- **Task objective**
Print, without altering anything, the lines from the one that holds "The picture is" to the one that holds "labelOverlap=False)", inclusive. No other lines belong in the output.

- **Given information**
┌──

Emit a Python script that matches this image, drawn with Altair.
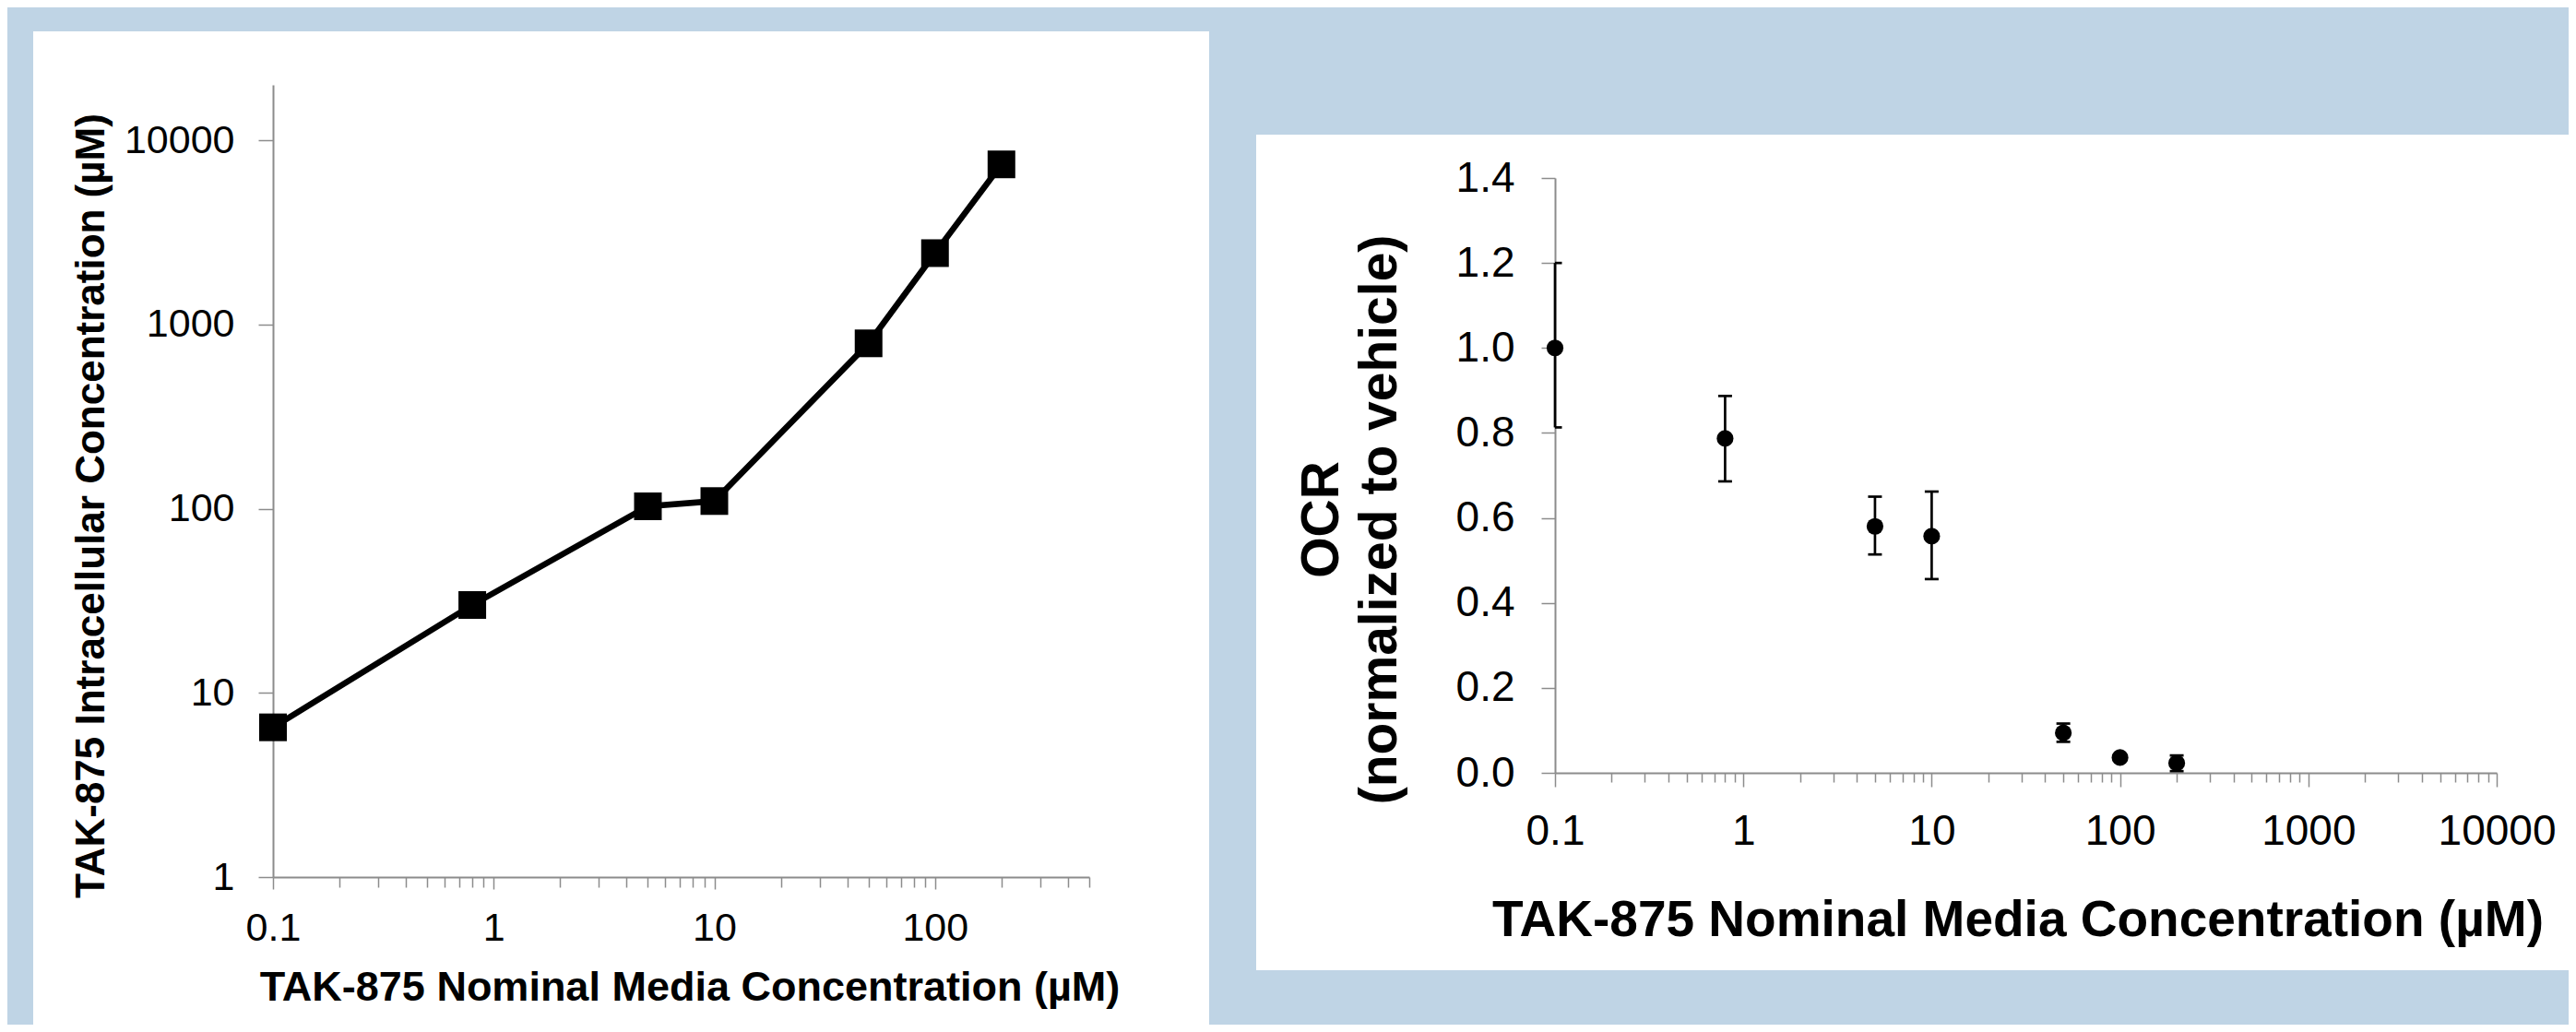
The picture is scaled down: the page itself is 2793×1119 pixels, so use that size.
import altair as alt
import pandas as pd

# ---------------- data ----------------
media_conc = [0.1, 0.8, 5, 10, 50, 100, 200]
intracellular_conc = [6.5, 30, 103, 110, 790, 2440, 7400]

ocr_mean = [1.0, 0.787, 0.580, 0.557, 0.094, 0.036, 0.023]
ocr_high = [1.200, 0.887, 0.650, 0.662, 0.116, 0.040, 0.041]
ocr_low = [0.813, 0.686, 0.514, 0.456, 0.073, 0.032, 0.004]

left_x_ticks = [0.1, 0.2, 0.3, 0.4, 0.5, 0.6, 0.7, 0.8, 0.9,
                1, 2, 3, 4, 5, 6, 7, 8, 9,
                10, 20, 30, 40, 50, 60, 70, 80, 90,
                100, 200, 300, 400, 500]
left_y_ticks = [1, 10, 100, 1000, 10000]
right_x_ticks = [0.1, 0.2, 0.3, 0.4, 0.5, 0.6, 0.7, 0.8, 0.9,
                 1, 2, 3, 4, 5, 6, 7, 8, 9,
                 10, 20, 30, 40, 50, 60, 70, 80, 90,
                 100, 200, 300, 400, 500, 600, 700, 800, 900,
                 1000, 2000, 3000, 4000, 5000, 6000, 7000, 8000, 9000,
                 10000]
right_y_ticks = [0, 0.2, 0.4, 0.6, 0.8, 1.0, 1.2, 1.4]

x_title = "TAK-875 Nominal Media Concentration (µM)"
left_y_title = "TAK-875 Intracellular Concentration (µM)"
right_y_title = ["OCR", "(normalized to vehicle)"]

left_df = pd.DataFrame({"conc": media_conc, "intra": intracellular_conc})
right_df = pd.DataFrame({"conc": media_conc, "ocr": ocr_mean,
                         "hi": ocr_high, "lo": ocr_low})
one = pd.DataFrame({"k": [0]})

# ---------------- style ----------------
FONT = "Liberation Sans"
BLUE = "#BFD4E5"
GRAY = "#8C8C8C"
MAJOR = "abs(log(datum.value)/LN10 - round(log(datum.value)/LN10)) < 0.001"
LABEL_EXPR = MAJOR + " ? format(datum.value, '~g') : ''"


def band(x0, x1, y0, y1):
    return alt.Chart(one).mark_rect(color=BLUE).encode(
        x=alt.value(x0), x2=alt.value(x1), y=alt.value(y0), y2=alt.value(y1))


common_axis = dict(grid=False, domainColor=GRAY, domainWidth=2,
                   tickColor=GRAY, tickWidth=1.5,
                   labelFont=FONT, labelColor="black",
                   titleFont=FONT, titleColor="black", titleFontWeight="bold",
                   titleAlign="center", titleBaseline="alphabetic",
                   labelOverlap=False)

# ---------------- left panel ----------------
LW, LH = 885, 859
lx = alt.X("conc:Q",
           scale=alt.Scale(type="log", domain=[0.1, 500], nice=False),
           axis=alt.Axis(values=left_x_ticks,
                         tickSize={"condition": {"test": MAJOR, "value": 13}, "value": 11},
                         labelExpr=LABEL_EXPR, labelFontSize=43,
                         labelBaseline="alphabetic", labelPadding=55,
                         labelFlush=False,
                         title=x_title, titleFontSize=45,
                         titleX=451.5, titleY=133, **common_axis))
ly = alt.Y("intra:Q",
           scale=alt.Scale(type="log", domain=[1, 20000], nice=False),
           axis=alt.Axis(values=left_y_ticks, format="~g", tickSize=16,
                         labelPadding=26, labelFontSize=43,
                         title=left_y_title, titleFontSize=44,
                         titleX=-184, titleY=456, **common_axis))

left_base = alt.Chart(left_df).encode(x=lx, y=ly)
left_line = left_base.mark_line(color="black", strokeWidth=6.5)
left_pts = left_base.mark_square(color="black", size=900, opacity=1)

left = alt.layer(
    band(-288, -260, -84, 1019),
    band(-288, 2489, -84, -58),
    band(1015, 1066, -84, 1019),
    left_line, left_pts,
).properties(width=LW, height=LH)

# ---------------- right panel ----------------
RW, RH = 1021, 645
rx = alt.X("conc:Q",
           scale=alt.Scale(type="log", domain=[0.1, 10000], nice=False),
           axis=alt.Axis(values=right_x_ticks,
                         tickSize={"condition": {"test": MAJOR, "value": 15}, "value": 10},
                         labelExpr=LABEL_EXPR, labelFontSize=46,
                         labelBaseline="alphabetic", labelPadding=62,
                         labelFlush=False,
                         title=x_title, titleFontSize=55,
                         titleX=501.5, titleY=176, **common_axis))
ry = alt.Y("ocr:Q",
           scale=alt.Scale(domain=[0, 1.4], nice=False, zero=False),
           axis=alt.Axis(values=right_y_ticks, format=".1f", tickSize=15,
                         labelPadding=29, labelFontSize=46,
                         title=right_y_title, titleFontSize=57,
                         titleLineHeight=63,
                         titleX=-236, titleY=370, **common_axis))

r_err = alt.Chart(right_df).mark_rule(color="black", strokeWidth=2.7).encode(
    x=rx, y=alt.Y("lo:Q", scale=alt.Scale(domain=[0, 1.4], nice=False, zero=False)),
    y2="hi:Q")
r_cap_hi = alt.Chart(right_df).mark_tick(
    color="black", orient="horizontal", size=15, thickness=2.7, clip=True, opacity=1
).encode(x=rx, y="hi:Q")
r_cap_lo = alt.Chart(right_df).mark_tick(
    color="black", orient="horizontal", size=15, thickness=2.7, clip=True, opacity=1
).encode(x=rx, y="lo:Q")
r_pts = alt.Chart(right_df).mark_circle(color="black", size=330, opacity=1).encode(
    x=rx, y=ry)

right = alt.layer(
    band(-375, 1099, -185, -47),
    band(-375, 1099, 859, 918),
    r_err, r_cap_hi, r_cap_lo, r_pts,
).properties(width=RW, height=RH)

spacer = alt.Chart(one).mark_point(opacity=0).encode(
    x=alt.value(0), y=alt.value(0)).properties(width=1, height=101)

right_col = alt.VConcatChart(vconcat=[spacer, right], spacing=0, bounds="flush")

chart = alt.HConcatChart(
    hconcat=[left, right_col], spacing=505, bounds="flush",
    padding=0, background="white",
).configure_view(stroke=None)

chart.save("out.html", embed_options={"renderer": "svg", "actions": False})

└──

- **Output of the exercise**
The picture is scaled down: the page itself is 2793×1119 pixels, so use that size.
import altair as alt
import pandas as pd

# ---------------- data ----------------
media_conc = [0.1, 0.8, 5, 10, 50, 100, 200]
intracellular_conc = [6.5, 30, 103, 110, 790, 2440, 7400]

ocr_mean = [1.0, 0.787, 0.580, 0.557, 0.094, 0.036, 0.023]
ocr_high = [1.200, 0.887, 0.650, 0.662, 0.116, 0.040, 0.041]
ocr_low = [0.813, 0.686, 0.514, 0.456, 0.073, 0.032, 0.004]

left_x_ticks = [0.1, 0.2, 0.3, 0.4, 0.5, 0.6, 0.7, 0.8, 0.9,
                1, 2, 3, 4, 5, 6, 7, 8, 9,
                10, 20, 30, 40, 50, 60, 70, 80, 90,
                100, 200, 300, 400, 500]
left_y_ticks = [1, 10, 100, 1000, 10000]
right_x_ticks = [0.1, 0.2, 0.3, 0.4, 0.5, 0.6, 0.7, 0.8, 0.9,
                 1, 2, 3, 4, 5, 6, 7, 8, 9,
                 10, 20, 30, 40, 50, 60, 70, 80, 90,
                 100, 200, 300, 400, 500, 600, 700, 800, 900,
                 1000, 2000, 3000, 4000, 5000, 6000, 7000, 8000, 9000,
                 10000]
right_y_ticks = [0, 0.2, 0.4, 0.6, 0.8, 1.0, 1.2, 1.4]

x_title = "TAK-875 Nominal Media Concentration (µM)"
left_y_title = "TAK-875 Intracellular Concentration (µM)"
right_y_title = ["OCR", "(normalized to vehicle)"]

left_df = pd.DataFrame({"conc": media_conc, "intra": intracellular_conc})
right_df = pd.DataFrame({"conc": media_conc, "ocr": ocr_mean,
                         "hi": ocr_high, "lo": ocr_low})
one = pd.DataFrame({"k": [0]})

# ---------------- style ----------------
FONT = "Liberation Sans"
BLUE = "#BFD4E5"
GRAY = "#8C8C8C"
MAJOR = "abs(log(datum.value)/LN10 - round(log(datum.value)/LN10)) < 0.001"
LABEL_EXPR = MAJOR + " ? format(datum.value, '~g') : ''"


def band(x0, x1, y0, y1):
    return alt.Chart(one).mark_rect(color=BLUE).encode(
        x=alt.value(x0), x2=alt.value(x1), y=alt.value(y0), y2=alt.value(y1))


common_axis = dict(grid=False, domainColor=GRAY, domainWidth=2,
                   tickColor=GRAY, tickWidth=1.5,
                   labelFont=FONT, labelColor="black",
                   titleFont=FONT, titleColor="black", titleFontWeight="bold",
                   titleAlign="center", titleBaseline="alphabetic",
                   labelOverlap=False)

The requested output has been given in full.